INSTRUCTIONS TO FOLLOW = Set all the material down again unchanged, without the pictures.
>> Begin RECORDED DATA
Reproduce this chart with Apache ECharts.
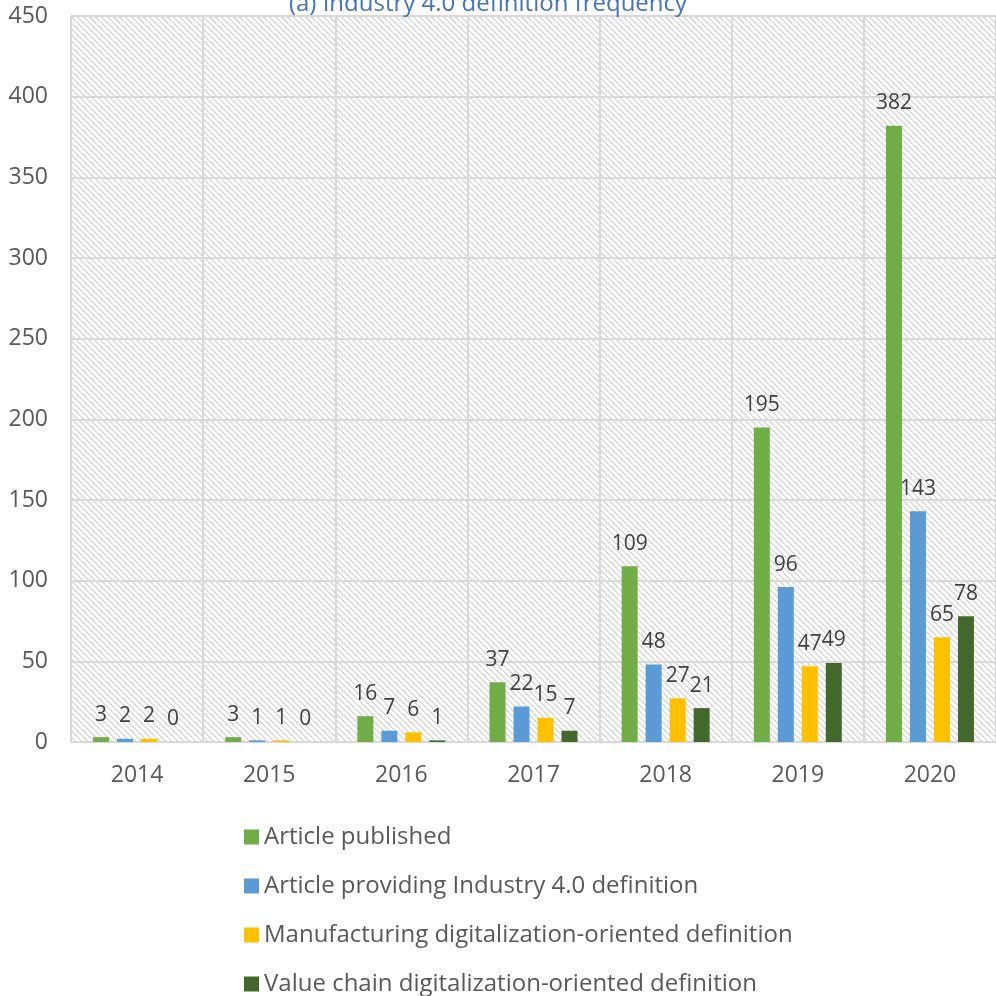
<!DOCTYPE html>
<html>
<head>
<meta charset="utf-8">
<script src="https://cdn.jsdelivr.net/npm/echarts@6/dist/echarts.min.js"></script>
<style>
  html, body { margin: 0; padding: 0; background: #fff; }
  #chart { width: 996px; height: 996px; }
</style>
</head>
<body>
<div id="chart"></div>
<script>
// data
const years = ["2014", "2015", "2016", "2017", "2018", "2019", "2020"];
const published = [3, 3, 16, 37, 109, 195, 382];
const providingDef = [2, 1, 7, 22, 48, 96, 143];
const manufacturingDef = [2, 1, 6, 15, 27, 47, 65];
const valueChainDef = [0, 0, 1, 7, 21, 49, 78];
const yTicks = { min: 0, max: 450, interval: 50 };

// hatched plot background (diagonal lines)
const makeHatch = () => {
  const size = 6;
  const cv = document.createElement("canvas");
  cv.width = size;
  cv.height = size;
  const ctx = cv.getContext("2d");
  const img = ctx.createImageData(size, size);
  for (let y = 0; y < size; y++) {
    for (let x = 0; x < size; x++) {
      const d = (x - y + size * 2) % size;
      const v = d === 0 || d === 1 ? 220 : 255;
      const i = (y * size + x) * 4;
      img.data[i] = v;
      img.data[i + 1] = v;
      img.data[i + 2] = v;
      img.data[i + 3] = 255;
    }
  }
  ctx.putImageData(img, 0, 0);
  return { image: cv, repeat: "repeat" };
};

const font = "'Open Sans', 'Noto Sans', sans-serif";
const labelStyle = {
  show: true,
  position: "top",
  distance: 12,
  color: "#404040",
  fontSize: 21,
  fontFamily: font,
};

const makeSeries = (name, data, color) => ({
  name: name,
  type: "bar",
  data: data,
  barWidth: 16,
  barGap: "50%",
  itemStyle: { color: color },
  label: labelStyle,
});

const chart = echarts.init(document.getElementById("chart"));
chart.setOption({
  animation: false,
  title: {
    text: "(a) Industry 4.0 definition frequency",
    left: 483,
    top: -13,
    textAlign: "center",
    textStyle: { color: "#4472c4", fontSize: 24, fontWeight: "normal", fontFamily: font },
  },
  grid: {
    left: 71,
    right: -2,
    top: 16,
    bottom: 254,
    show: true,
    borderWidth: 0,
    backgroundColor: makeHatch(),
  },
  xAxis: {
    type: "category",
    data: years,
    axisLine: { lineStyle: { color: "#d9d9d9", width: 2 } },
    axisTick: { show: false },
    axisLabel: { color: "#595959", fontSize: 23, fontFamily: font, margin: 22 },
    splitLine: { show: true, lineStyle: { color: "#d9d9d9", width: 2 } },
  },
  yAxis: {
    type: "value",
    min: yTicks.min,
    max: yTicks.max,
    interval: yTicks.interval,
    axisLine: { show: false },
    axisTick: { show: false },
    axisLabel: { color: "#595959", fontSize: 23, fontFamily: font, margin: 23 },
    splitLine: { lineStyle: { color: "#d9d9d9", width: 2 } },
  },
  legend: {
    orient: "vertical",
    left: 244,
    top: 825,
    height: 220,
    padding: 0,
    itemWidth: 15,
    itemHeight: 15,
    itemGap: 25,
    icon: "rect",
    textStyle: { color: "#595959", fontSize: 24, fontFamily: font },
  },
  series: [
    makeSeries("Article published", published, "#70ad47"),
    makeSeries("Article providing Industry 4.0 definition", providingDef, "#5b9bd5"),
    makeSeries("Manufacturing digitalization-oriented definition", manufacturingDef, "#ffc000"),
    makeSeries("Value chain digitalization-oriented definition", valueChainDef, "#43682b"),
  ],
});
</script>
</body>
</html>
>> End RECORDED DATA
RESULT FOR THIS EXERCISE =
Reproduce this chart with Apache ECharts.
<!DOCTYPE html>
<html>
<head>
<meta charset="utf-8">
<script src="https://cdn.jsdelivr.net/npm/echarts@6/dist/echarts.min.js"></script>
<style>
  html, body { margin: 0; padding: 0; background: #fff; }
  #chart { width: 996px; height: 996px; }
</style>
</head>
<body>
<div id="chart"></div>
<script>
// data
const years = ["2014", "2015", "2016", "2017", "2018", "2019", "2020"];
const published = [3, 3, 16, 37, 109, 195, 382];
const providingDef = [2, 1, 7, 22, 48, 96, 143];
const manufacturingDef = [2, 1, 6, 15, 27, 47, 65];
const valueChainDef = [0, 0, 1, 7, 21, 49, 78];
const yTicks = { min: 0, max: 450, interval: 50 };

// hatched plot background (diagonal lines)
const makeHatch = () => {
  const size = 6;
  const cv = document.createElement("canvas");
  cv.width = size;
  cv.height = size;
  const ctx = cv.getContext("2d");
  const img = ctx.createImageData(size, size);
  for (let y = 0; y < size; y++) {
    for (let x = 0; x < size; x++) {
      const d = (x - y + size * 2) % size;
      const v = d === 0 || d === 1 ? 220 : 255;
      const i = (y * size + x) * 4;
      img.data[i] = v;
      img.data[i + 1] = v;
      img.data[i + 2] = v;
      img.data[i + 3] = 255;
    }
  }
  ctx.putImageData(img, 0, 0);
  return { image: cv, repeat: "repeat" };
};

const font = "'Open Sans', 'Noto Sans', sans-serif";
const labelStyle = {
  show: true,
  position: "top",
  distance: 12,
  color: "#404040",
  fontSize: 21,
  fontFamily: font,
};

const makeSeries = (name, data, color) => ({
  name: name,
  type: "bar",
  data: data,
  barWidth: 16,
  barGap: "50%",
  itemStyle: { color: color },
  label: labelStyle,
});

const chart = echarts.init(document.getElementById("chart"));
chart.setOption({
  animation: false,
  title: {
    text: "(a) Industry 4.0 definition frequency",
    left: 483,
    top: -13,
    textAlign: "center",
    textStyle: { color: "#4472c4", fontSize: 24, fontWeight: "normal", fontFamily: font },
  },
  grid: {
    left: 71,
    right: -2,
    top: 16,
    bottom: 254,
    show: true,
    borderWidth: 0,
    backgroundColor: makeHatch(),
  },
  xAxis: {
    type: "category",
    data: years,
    axisLine: { lineStyle: { color: "#d9d9d9", width: 2 } },
    axisTick: { show: false },
    axisLabel: { color: "#595959", fontSize: 23, fontFamily: font, margin: 22 },
    splitLine: { show: true, lineStyle: { color: "#d9d9d9", width: 2 } },
  },
  yAxis: {
    type: "value",
    min: yTicks.min,
    max: yTicks.max,
    interval: yTicks.interval,
    axisLine: { show: false },
    axisTick: { show: false },
    axisLabel: { color: "#595959", fontSize: 23, fontFamily: font, margin: 23 },
    splitLine: { lineStyle: { color: "#d9d9d9", width: 2 } },
  },
  legend: {
    orient: "vertical",
    left: 244,
    top: 825,
    height: 220,
    padding: 0,
    itemWidth: 15,
    itemHeight: 15,
    itemGap: 25,
    icon: "rect",
    textStyle: { color: "#595959", fontSize: 24, fontFamily: font },
  },
  series: [
    makeSeries("Article published", published, "#70ad47"),
    makeSeries("Article providing Industry 4.0 definition", providingDef, "#5b9bd5"),
    makeSeries("Manufacturing digitalization-oriented definition", manufacturingDef, "#ffc000"),
    makeSeries("Value chain digitalization-oriented definition", valueChainDef, "#43682b"),
  ],
});
</script>
</body>
</html>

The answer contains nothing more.